Not far behind is the way people work. With many offices shutting down during the pandemic, employers had to come up with new ways of keeping the business afloat, yet still engage employees and simultaneously comply with all the new guidelines put in place by authorities.
Countless firms opted to require their employees work from home as a stop-gap measure while the pandemic raged in the outside world. While working from home had always existed before on the fringe, few companies wholeheartedly subscribed to this model in the past.
Remote work was once mostly seen as a temporary measure, but as work from home was implemented across industries, it became clear that many companies can succeed with a remote workforce.
And it quickly became evident that many people would prefer to work from home, or at least near home. Not surprisingly, an accompanying trend has emerged in which real estate and the workplace intersect as offices migrate away from city centers to suburbs.
The hub-and-spoke organization
Eyeing new recommendations from the Centers for Disease Control and Prevention on workplace openings, many companies are searching for options away from cities and instead in suburbs, a model that is dubbed the hub and spoke. The central office acts as the hub, and the spoke are smaller offices spread out across geographies, manned by remote staff in offices that serve as satellite workspaces.
The benefits of the hub-and-spoke business setup are manifold. While the main office still functions as the hub with an onsite staff, it needs fewer people which in turns means fewer resources are used and translates to lower overhead costs. Meanwhile, the satellite offices act like traditional offices where people can come in and work if a need for such arises or when a more structured environment is required.
Many companies are now planning a hybrid approach in which they tell some employees to work from home or from any of the satellite offices to reduce their commute, lower their carbon footprint and boost productivity.
Less commute time, potential cost savings
As many employees observe, it is not that working out of an office is difficult, it is the commute that is the ongoing challenge. The hub and spoke system reduces this commute time for many workers and eases the effect of steep real estate prices for offices located in city centers as less space is needed.

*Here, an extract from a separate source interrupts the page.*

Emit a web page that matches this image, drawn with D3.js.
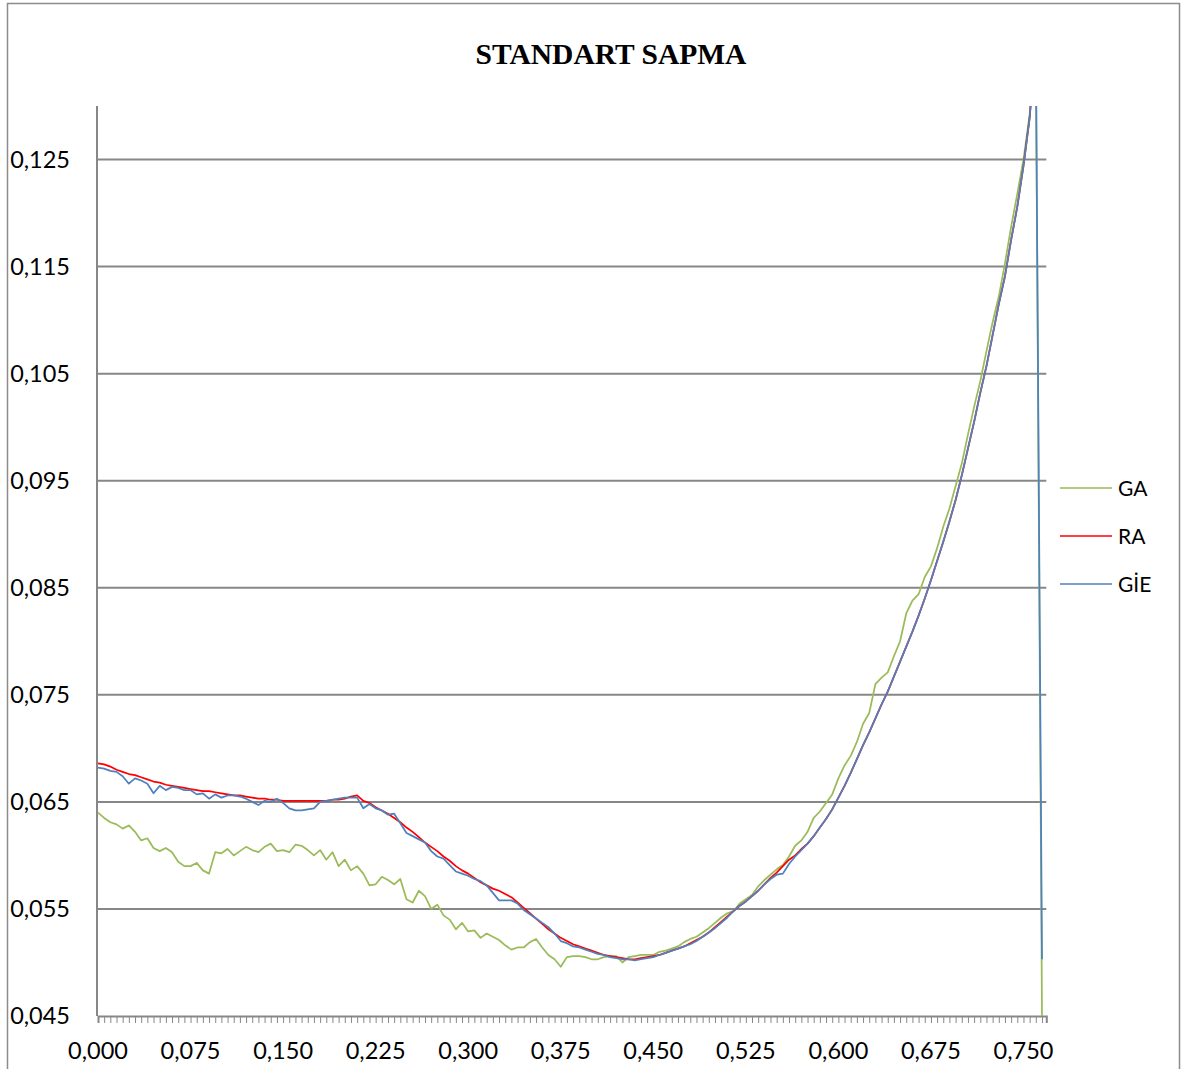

Some in the real estate business now subscribe to the notion that real estate is going the route of retail five years ago as it began to decentralize. About 9 out of 10 of the largest office markets in the U.S. recorded an increase in the vacancy rate during the first quarter, according to real estate services firm CBRE, as businesses look for suburban locations and shorter lease periods.
The lead of big tech companies
Twitter is among a number of companies to communicate that its employees may never return to the old model of working out of a central office and that it will permanently shift to remote work. Google and Facebook have previously announced plans to have staff work remotely until year’s end. Businesses’ land grab in city centers is not necessarily the norm anymore.
Rather, open suburban places where social distancing can be followed appears to be the new norm for at least some companies. In the end, it works out well for many members of the workforce. Additionally, participating companies also do their part for environmental, social, corporate and governance initiatives by virtue of a lesser carbon footprint and diminished resource consumption.